▶ Task description: Write out the data below in full, unchanged, minus the images.

** BEGIN **

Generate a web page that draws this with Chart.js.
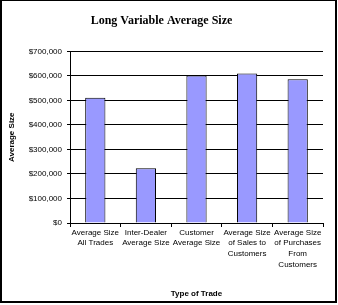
<!DOCTYPE html>
<html>
<head>
<meta charset="utf-8">
<script src="https://cdn.jsdelivr.net/npm/chart.js@4/dist/chart.umd.min.js"></script>
<style>
html,body{margin:0;padding:0;background:#fff;}
#wrap{width:338px;height:305px;position:relative;}
</style>
</head>
<body>
<div id="wrap"><canvas id="c" width="338" height="305"></canvas></div>
<script>
const categories = [
  ["Average Size", "All Trades"],
  ["Inter-Dealer", "Average Size"],
  ["Customer", "Average Size"],
  ["Average Size", "of Sales to", "Customers"],
  ["Average Size", "of Purchases", "From", "Customers"]
];
const averageSize = [511000, 223000, 602000, 610000, 586000];
const yTicks = [0, 100000, 200000, 300000, 400000, 500000, 600000, 700000];

const framePlugin = {
  id: 'frame',
  beforeDraw(chart) {
    const ctx = chart.ctx;
    ctx.save();
    ctx.fillStyle = '#fff';
    ctx.fillRect(0, 0, chart.width, chart.height);
    ctx.restore();
  },
  afterDraw(chart) {
    const ctx = chart.ctx;
    ctx.save();
    ctx.fillStyle = '#000';
    ctx.fillRect(0, 0, 2, 303);
    ctx.fillRect(0, 0, 337, 1);
    ctx.fillRect(335, 0, 2, 303);
    ctx.fillRect(0, 301, 337, 2);
    ctx.restore();
  }
};

const tickFont = { family: 'Liberation Sans', size: 8, lineHeight: 1.35 };
const titleFont = { family: 'Liberation Sans', size: 8, weight: 'bold' };

new Chart(document.getElementById('c'), {
  type: 'bar',
  data: {
    labels: categories,
    datasets: [{
      label: 'Average Size',
      data: averageSize,
      backgroundColor: '#9999FF',
      borderColor: '#000',
      borderWidth: 1,
      barPercentage: 0.4,
      categoryPercentage: 1
    }]
  },
  options: {
    responsive: false,
    animation: false,
    devicePixelRatio: 1,
    layout: { padding: { left: 0, right: 15, top: 0, bottom: 0 } },
    plugins: {
      legend: { display: false },
      tooltip: { enabled: false },
      title: {
        display: true,
        text: 'Long Variable Average Size',
        color: '#000',
        font: { family: 'Liberation Serif', size: 12, weight: 'bold' },
        padding: { top: 14, bottom: 23 }
      }
    },
    scales: {
      x: {
        offset: true,
        grid: { display: true, drawOnChartArea: false, color: '#000', tickLength: 4, offset: true },
        border: { display: true, color: '#000', width: 1 },
        ticks: { color: '#000', font: tickFont, autoSkip: false, maxRotation: 0, minRotation: 0, padding: 0 },
        title: { display: true, text: 'Type of Trade', color: '#000', font: titleFont, padding: { top: 4, bottom: 6 } },
        afterFit(scale) { scale.height = 82; }
      },
      y: {
        min: 0,
        max: 700000,
        afterBuildTicks(scale) { scale.ticks = yTicks.map(v => ({ value: v })); },
        grid: { color: '#000', lineWidth: 1, tickLength: 3 },
        border: { display: true, color: '#000', width: 1 },
        ticks: {
          color: '#000',
          font: { family: 'Liberation Sans', size: 8 },
          padding: 5,
          callback: v => '$' + Number(v).toLocaleString('en-US')
        },
        title: { display: true, text: 'Average Size', color: '#000', font: titleFont, padding: { top: 7, bottom: 0 } },
        afterFit(scale) { scale.width = 70; }
      }
    }
  },
  plugins: [framePlugin]
});
</script>
</body>
</html>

** END **

▶ Response below:
Generate a web page that draws this with Chart.js.
<!DOCTYPE html>
<html>
<head>
<meta charset="utf-8">
<script src="https://cdn.jsdelivr.net/npm/chart.js@4/dist/chart.umd.min.js"></script>
<style>
html,body{margin:0;padding:0;background:#fff;}
#wrap{width:338px;height:305px;position:relative;}
</style>
</head>
<body>
<div id="wrap"><canvas id="c" width="338" height="305"></canvas></div>
<script>
const categories = [
  ["Average Size", "All Trades"],
  ["Inter-Dealer", "Average Size"],
  ["Customer", "Average Size"],
  ["Average Size", "of Sales to", "Customers"],
  ["Average Size", "of Purchases", "From", "Customers"]
];
const averageSize = [511000, 223000, 602000, 610000, 586000];
const yTicks = [0, 100000, 200000, 300000, 400000, 500000, 600000, 700000];

const framePlugin = {
  id: 'frame',
  beforeDraw(chart) {
    const ctx = chart.ctx;
    ctx.save();
    ctx.fillStyle = '#fff';
    ctx.fillRect(0, 0, chart.width, chart.height);
    ctx.restore();
  },
  afterDraw(chart) {
    const ctx = chart.ctx;
    ctx.save();
    ctx.fillStyle = '#000';
    ctx.fillRect(0, 0, 2, 303);
    ctx.fillRect(0, 0, 337, 1);
    ctx.fillRect(335, 0, 2, 303);
    ctx.fillRect(0, 301, 337, 2);
    ctx.restore();
  }
};

const tickFont = { family: 'Liberation Sans', size: 8, lineHeight: 1.35 };
const titleFont = { family: 'Liberation Sans', size: 8, weight: 'bold' };

new Chart(document.getElementById('c'), {
  type: 'bar',
  data: {
    labels: categories,
    datasets: [{
      label: 'Average Size',
      data: averageSize,
      backgroundColor: '#9999FF',
      borderColor: '#000',
      borderWidth: 1,
      barPercentage: 0.4,
      categoryPercentage: 1
    }]
  },
  options: {
    responsive: false,
    animation: false,
    devicePixelRatio: 1,
    layout: { padding: { left: 0, right: 15, top: 0, bottom: 0 } },
    plugins: {
      legend: { display: false },
      tooltip: { enabled: false },
      title: {
        display: true,
        text: 'Long Variable Average Size',
        color: '#000',
        font: { family: 'Liberation Serif', size: 12, weight: 'bold' },
        padding: { top: 14, bottom: 23 }
      }
    },
    scales: {
      x: {
        offset: true,
        grid: { display: true, drawOnChartArea: false, color: '#000', tickLength: 4, offset: true },
        border: { display: true, color: '#000', width: 1 },
        ticks: { color: '#000', font: tickFont, autoSkip: false, maxRotation: 0, minRotation: 0, padding: 0 },
        title: { display: true, text: 'Type of Trade', color: '#000', font: titleFont, padding: { top: 4, bottom: 6 } },
        afterFit(scale) { scale.height = 82; }
      },
      y: {
        min: 0,
        max: 700000,
        afterBuildTicks(scale) { scale.ticks = yTicks.map(v => ({ value: v })); },
        grid: { color: '#000', lineWidth: 1, tickLength: 3 },
        border: { display: true, color: '#000', width: 1 },
        ticks: {
          color: '#000',
          font: { family: 'Liberation Sans', size: 8 },
          padding: 5,
          callback: v => '$' + Number(v).toLocaleString('en-US')
        },
        title: { display: true, text: 'Average Size', color: '#000', font: titleFont, padding: { top: 7, bottom: 0 } },
        afterFit(scale) { scale.width = 70; }
      }
    }
  },
  plugins: [framePlugin]
});
</script>
</body>
</html>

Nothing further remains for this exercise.